The result is that visually they look in reverse order, but the actual characters in memory are not reversed. You can analyse the results here. The Java compiler will ignore RLO and LRO, and treat them as whitespace which is why the code compiles.

Note 1: This algorithm is used by text editors and browsers to visually display characters both LTR characters (English) and RTL characters (e.g. Arabic, Hebrew) together at the same time - hence "bi"-directional. You can read more about the Bidirectional Algorithm at Unicode's website.
Note 2: The exact behaviour of LRO and RLO is defined in Section 2.2 of the Algorithm.


The Character U+202E mirrors the code from right to left, it is very clever though. Is hidden starting in the M,

"class M\u202E{..."

How did I found the magic behind this?

Well, at first when I saw the question I tough, "it's a kind of joke, to lose somebody else time", but then, I opened my IDE ("IntelliJ"), create a class, and past the code... and it compiled!!! So, I took a better look and saw that the "public static void" was backward, so I went there with the cursor, and erase a few chars... And what happens? The chars started erasing backward, so, I thought mmm.... rare... I have to execute it... So I proceed to execute the program, but first I needed to save it... and that was when I found it!. I couldn't save the file because my IDE said that there was a different encoding for some char, and point me where was it, So I start a research in Google for special chars that could do the job, and that's it :)

A little about

the Unicode Bidirectional Algorithm, and U+202E involved, a briefly explain:

The Unicode Standard prescribes a memory representation order known as logical order. When text is presented in horizontal lines, most scripts display characters from left to right. However, there are several scripts (such as Arabic or Hebrew) where the natural ordering of horizontal text in display is from right to left. If all of the text has a uniform horizontal direction, then the ordering of the display text is unambiguous.

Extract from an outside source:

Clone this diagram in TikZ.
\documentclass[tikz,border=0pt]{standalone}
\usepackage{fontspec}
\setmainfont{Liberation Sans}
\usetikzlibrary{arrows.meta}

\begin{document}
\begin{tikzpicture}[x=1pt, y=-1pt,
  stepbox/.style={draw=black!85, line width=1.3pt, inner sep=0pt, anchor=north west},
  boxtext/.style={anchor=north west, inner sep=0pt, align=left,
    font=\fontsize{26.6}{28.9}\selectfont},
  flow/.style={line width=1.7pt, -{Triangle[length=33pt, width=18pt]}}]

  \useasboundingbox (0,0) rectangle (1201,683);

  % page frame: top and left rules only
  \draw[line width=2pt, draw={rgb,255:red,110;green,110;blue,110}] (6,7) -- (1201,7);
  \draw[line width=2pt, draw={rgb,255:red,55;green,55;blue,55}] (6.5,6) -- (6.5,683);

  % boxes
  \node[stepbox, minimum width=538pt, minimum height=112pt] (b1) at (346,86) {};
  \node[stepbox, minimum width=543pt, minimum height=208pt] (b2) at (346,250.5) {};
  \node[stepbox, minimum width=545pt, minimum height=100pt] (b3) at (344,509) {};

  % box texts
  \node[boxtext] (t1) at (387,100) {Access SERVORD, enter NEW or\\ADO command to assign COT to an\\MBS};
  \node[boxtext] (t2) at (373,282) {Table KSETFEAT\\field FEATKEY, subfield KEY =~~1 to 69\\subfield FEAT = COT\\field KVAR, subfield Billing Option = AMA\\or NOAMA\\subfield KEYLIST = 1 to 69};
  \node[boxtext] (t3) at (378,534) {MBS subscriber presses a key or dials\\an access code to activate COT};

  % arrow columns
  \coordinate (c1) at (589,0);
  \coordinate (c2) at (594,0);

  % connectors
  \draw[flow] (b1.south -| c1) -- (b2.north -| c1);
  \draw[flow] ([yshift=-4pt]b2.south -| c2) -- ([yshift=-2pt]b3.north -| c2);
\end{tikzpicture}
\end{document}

However, because these right-to-left scripts use digits that are written from left to right, the text is actually bi-directional: a mixture of right-to-left and left-to-right text. In addition to digits, embedded words from English and other scripts are also written from left to right, also producing bidirectional text. Without a clear specification, ambiguities can arise in determining the ordering of the displayed characters when the horizontal direction of the text is not uniform.

This annex describes the algorithm used to determine the directionality for bidirectional Unicode text. The algorithm extends the implicit model currently employed by a number of existing implementations and adds explicit formatting characters for special circumstances. In most cases, there is no need to include additional information with the text to obtain correct display ordering.

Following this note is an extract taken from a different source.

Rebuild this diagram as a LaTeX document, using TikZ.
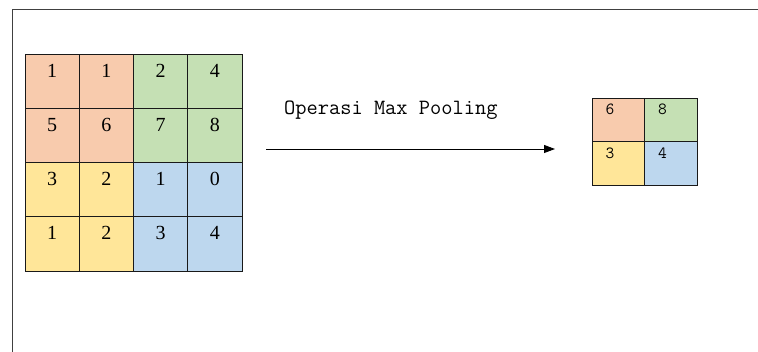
\documentclass[tikz,border=0pt]{standalone}
\usepackage{fontspec}
\setmainfont{Liberation Serif}
\usepackage{xcolor}
\definecolor{orangecell}{RGB}{248, 203, 173}
\definecolor{greencell}{RGB}{197, 224, 180}
\definecolor{yellowcell}{RGB}{255, 230, 153}
\definecolor{bluecell}{RGB}{189, 215, 238}
\usepackage{tikz}
\usetikzlibrary{arrows.meta, matrix}

\tikzset{
  oc/.style={fill=orangecell},
  gc/.style={fill=greencell},
  yc/.style={fill=yellowcell},
  bc/.style={fill=bluecell},
}

\begin{document}
\begin{tikzpicture}[x=1pt,y=-1pt]
  \useasboundingbox (0,0) rectangle (758,352);
  \draw[line width=1pt,black!75] (12,352) -- (12,10) -- (758,10);
  % input 4x4
  \matrix (input) at (133.5,162.5) [
      matrix of nodes,row sep=-0.9pt,column sep=-0.9pt,
      nodes={draw=black!90,line width=0.9pt,minimum width=54.25pt,
        minimum height=54.25pt,inner sep=0pt,text height=14pt,
        text depth=22pt,anchor=center,font=\fontsize{20}{24}\selectfont}
  ] {
    |[oc]| 1 & |[oc]| 1 & |[gc]| 2 & |[gc]| 4 \\
    |[oc]| 5 & |[oc]| 6 & |[gc]| 7 & |[gc]| 8 \\
    |[yc]| 3 & |[yc]| 2 & |[bc]| 1 & |[bc]| 0 \\
    |[yc]| 1 & |[yc]| 2 & |[bc]| 3 & |[bc]| 4 \\};
  % output 2x2
  \matrix (output) at (644.5,141.5) [
      matrix of nodes,row sep=-0.9pt,column sep=-0.9pt,
      nodes={draw=black!90,line width=0.9pt,minimum height=43.5pt,
        text width=25.5pt,align=left,inner xsep=13.5pt,inner ysep=0pt,
        text height=10pt,text depth=19.5pt,anchor=center,
        font=\ttfamily\fontsize{17}{20}\selectfont}
  ] {
    |[oc]| 6 & |[gc]| 8 \\
    |[yc]| 3 & |[bc]| 4 \\};
  \coordinate (poolstart) at (266,149);
  \coordinate (poolend) at (555,149);
  \draw[line width=0.9pt,-{Triangle[length=11pt,width=8pt]}]
    (poolstart) -- (poolend);
  \node[anchor=base west,inner sep=0pt,
    font=\ttfamily\fontsize{21.8}{25}\selectfont] (poollabel)
    at (284,115) {Operasi Max Pooling};
\end{tikzpicture}
\end{document}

However, in the case of bidirectional text, there are circumstances where an implicit bidirectional ordering is not sufficient to produce comprehensible text. To deal with these cases, a minimal set of directional formatting characters is defined to control the ordering of characters when rendered. This allows exact control of the display ordering for legible interchange and ensures that plain text used for simple items like filenames or labels can always be correctly ordered for display.

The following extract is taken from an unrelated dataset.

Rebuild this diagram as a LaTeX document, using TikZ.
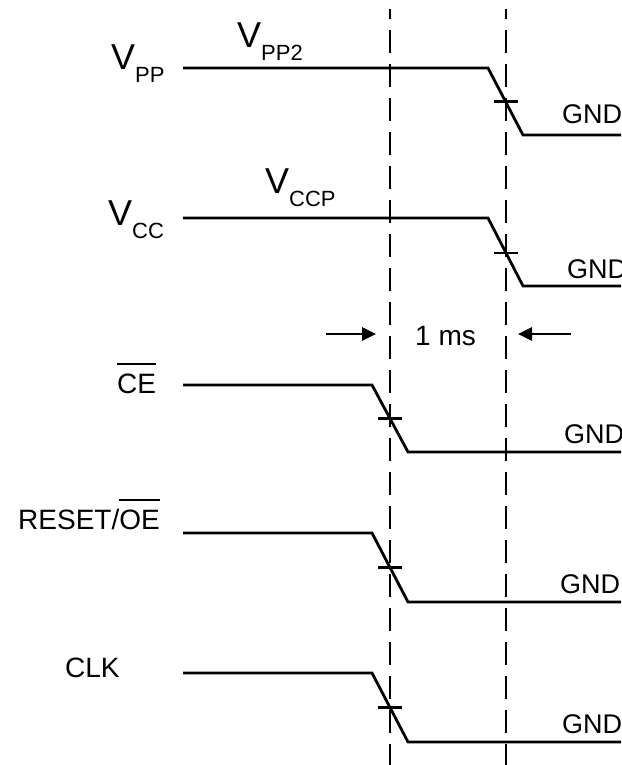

Why create some algorithm like this?

the bidi algorithm can render a sequence of Arabic or Hebrew characters one after the other from right to left.


Chapter 3 of the language specification provides an explanation by describing in detail how the lexical translation is done for a Java program. What matters most for the question:

Programs are written in Unicode (§3.1), but lexical translations are provided (§3.2) so that Unicode escapes (§3.3) can be used to include any Unicode character using only ASCII characters.

So a program is written in Unicode characters, and the author can escape them using \uxxxx in case the file encoding does not support the Unicode character, in which case it is translated to the appropriate character. One of the Unicode characters present in this case is \u202E. It is not visually shown in the snippet, but if you try switching the encoding of the browser, the hidden characters may appear.

Therefore, the lexical translation results in the class declaration:

class M\u202E{

which means that the class identifier is M\u202E. The specification considers this as a valid identifer:

Identifier:
    IdentifierChars but not a Keyword or BooleanLiteral or NullLiteral
IdentifierChars:
    JavaLetter {JavaLetterOrDigit}

A "Java letter-or-digit" is a character for which the method Character.isJavaIdentifierPart(int) returns true.